The CFM56-2A is produced by CFM International, a 50/50 joint company between Snecma Moteurs (Safran Group) of France and General Electric Company.
The new record was set by a CFM56-2A engine powering an E-6 aircraft in service with the Navy's TACAMO (Take Charge and Move Out) unit based at Tinker Air Force Base in Oklahoma City, Oklahoma. In addition to the record-setting engine, seven additional engines in this fleet have reached 14,000 hours without a shop visit, and a total of 45 engines have surpassed the 10,000-hour milestone without a single removal.
To put this achievement into layman's terms, imagine driving the same car for 500 years with nothing more than oil changes and new spark plugs. The Navy has referred to the CFM56 engine, which is the only engine in U.S. military service to achieve more than 10,000 hours without a shop visit, as "arguably the most reliable engine in the history of aviation."
"This is a terrific example of the teamwork between the Navy, Boeing, and CFM," said Al DiLibero, general manager of CFM Military Programs. "We at CFM salute the hard work and positive attitude of every single military and civilian person attached to this program. It's testament to the great work of the men and women of TACAMO and the reliability and technology of the CFM56 engine."
The 24,000-pound-thrust CFM56-2A entered service on E-6 aircraft in 1990, and the fleet has logged approximately 803,000 hours and 264,000 cycles to date.
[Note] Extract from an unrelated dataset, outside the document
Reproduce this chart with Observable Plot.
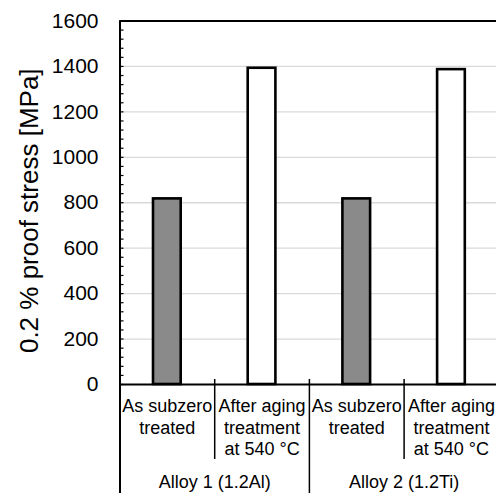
<!DOCTYPE html>
<html><head><meta charset="utf-8">
<script src="https://cdn.jsdelivr.net/npm/d3@7"></script>
<script src="https://cdn.jsdelivr.net/npm/@observablehq/plot@0.6"></script>
<style>html,body{margin:0;padding:0;background:#fff;overflow:hidden}</style>
</head><body><div id="chart"></div>
<script>
// ---- data ----
const groups = ["Alloy 1 (1.2Al)", "Alloy 2 (1.2Ti)"];
const treatments = ["As subzero\ntreated", "After aging\ntreatment\nat 540 °C"];
const alloy1Stress = [817, 1392];
const alloy2Stress = [817, 1386];
const yTicks = [0, 200, 400, 600, 800, 1000, 1200, 1400, 1600];
const yMinorStep = 40;
const yLabel = "0.2 % proof stress [MPa]";

// ---- derived table ----
const stressByGroup = [alloy1Stress, alloy2Stress];
const nT = treatments.length;
const rows = groups.flatMap((g, gi) => treatments.map((t, ti) => ({
  group: g, treatment: t, value: stressByGroup[gi][ti], pos: gi * nT + ti
})));
const nBands = rows.length;
const yMax = yTicks[yTicks.length - 1];
const minorTicks = d3.range(0, yMax + 1, yMinorStep);
const innerSeps = rows.filter(d => d.pos % nT !== 0).map(d => d.pos);
const groupSeps = d3.range(1, groups.length + 1).map(i => i * nT);

const W = 496, H = 493, mL = 119.5, mT = 20.5, mB = 109;
const bandPx = 94.7;

const chart = Plot.plot({
  width: W, height: H,
  marginLeft: mL, marginRight: 0, marginTop: mT, marginBottom: mB,
  style: {fontFamily: "'Liberation Sans', Arial, sans-serif", color: "#000", background: "#fff"},
  x: {type: "linear", domain: [0, nBands], range: [mL, mL + bandPx * nBands], axis: null},
  y: {domain: [0, yMax], axis: null},
  color: {domain: treatments, range: ["#8a8a8a", "#ffffff"]},
  marks: [
    Plot.gridY(yTicks.filter(v => v > 0 && v < yMax), {stroke: "#d9d9d9", strokeOpacity: 1, strokeWidth: 1.3}),
    Plot.rect(rows, {x1: "pos", x2: d => d.pos + 1, y1: 0, y2: "value", fill: "treatment",
      stroke: "#000", strokeWidth: 2.6, insetLeft: 33.5, insetRight: 33.5}),
    Plot.ruleY([yMax], {stroke: "#000", strokeWidth: 2}),
    Plot.ruleY([0], {stroke: "#000", strokeWidth: 2}),
    Plot.axisY(minorTicks, {tickSize: 4, dx: 4, tickFormat: () => "", label: null, strokeWidth: 1.2}),
    Plot.axisY(yTicks, {tickSize: 0, tickPadding: 21.5, fontSize: 21, label: null, tickFormat: d => String(d)}),
    Plot.ruleX([0], {stroke: "#000", strokeWidth: 2, insetBottom: -mB}),
    Plot.ruleX(groupSeps, {stroke: "#000", strokeWidth: 1.5, insetTop: 358.5, insetBottom: -mB}),
    Plot.ruleX(innerSeps, {stroke: "#000", strokeWidth: 1.5, insetTop: 358.5, insetBottom: -75}),
    Plot.text(rows, {x: d => d.pos + 0.5, text: "treatment", frameAnchor: "bottom",
      lineAnchor: "top", dy: 13, fontSize: 18, lineHeight: 1.17}),
    Plot.text(groups, {x: (d, i) => i * nT + nT / 2, text: d => d, frameAnchor: "bottom",
      lineAnchor: "middle", dy: 98, fontSize: 18}),
    Plot.text([yLabel], {text: d => d, frameAnchor: "left", textAnchor: "middle", rotate: -90,
      lineAnchor: "bottom", dx: -82, dy: 8, fontSize: 26})
  ]
});
document.getElementById("chart").appendChild(chart);
</script>
</body></html>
The fleet has experienced only one engine removal since July 1996, and no in-flight shutdowns.
For military applications, the CFM56-2 has provided outstanding benefits to its customers, including: lower fuel burn for longer range, increased time on station, and increased payload; dramatically improved reliability; lower noise and emissions levels; and reduced field-length takeoff and/or higher gross weight operation from high, hot airfields.